Cornbelt basketball coaches brought the situation to the attention of the athletic directors after this year’s classic, which was in February. Coaches had two concerns with the classics. They wanted to return to the traditional tournament format, which allows teams to play two or three games, not one game. The other concern is that some of the teams could face each other three times in a season.

This was the case for the Marion and Menno girls basketball teams, which played each other three times in the regular season. The Bridgewater-Emery and Canistota girls also faced off three times, twice in the regular season and once in the District 8B basketball tournament.

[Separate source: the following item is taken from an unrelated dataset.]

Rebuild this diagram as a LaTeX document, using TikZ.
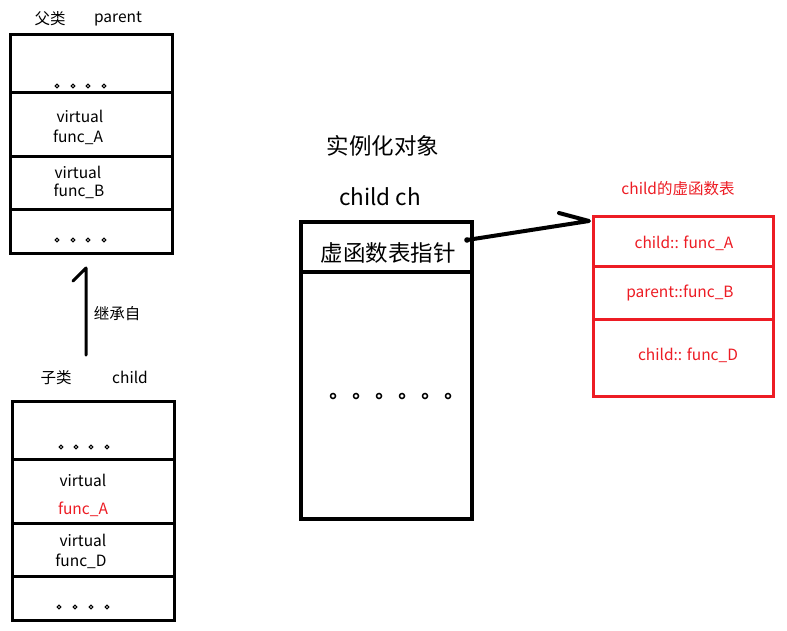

“I think when the boys had their all-conference game, the coaches discussed the classic and we were all in favor of asking if we could get rid of it,” Hanson boys basketball coach Josh Oltmanns said. “As coaches, we like the fact that we could get a game with another team that we haven’t seen already. There was also a possibility you could see a team three times in a season, with the regular season, classic and the district tournament, and I know coaches didn’t like that.”

The conference’s volleyball coaches were also in favor of nixing the one-day tournament. Menno volleyball coach Rachel Stokes said she would like to see the tournament go back to being a tournament that gives teams the chance to play three games. Prior to the one-game format, which was adopted three years ago, both the classic and the volleyball tournament were multi-game tournaments. Hotchkiss said the conference tried an eight-team tournament, but when teams began to co-op, it threw the numbers off. After that, he said the conference went to having Class A junior varsity teams compete in the tournament.

“It really wasn’t a tournament anymore,” Stokes said, adding her athletic director Jacque Liebl is looking for an additional tournament or game to add to take up the vacancy in next year’s schedule. “I don’t like losing the tournament, but it wasn’t the best thing for the teams in our conference.”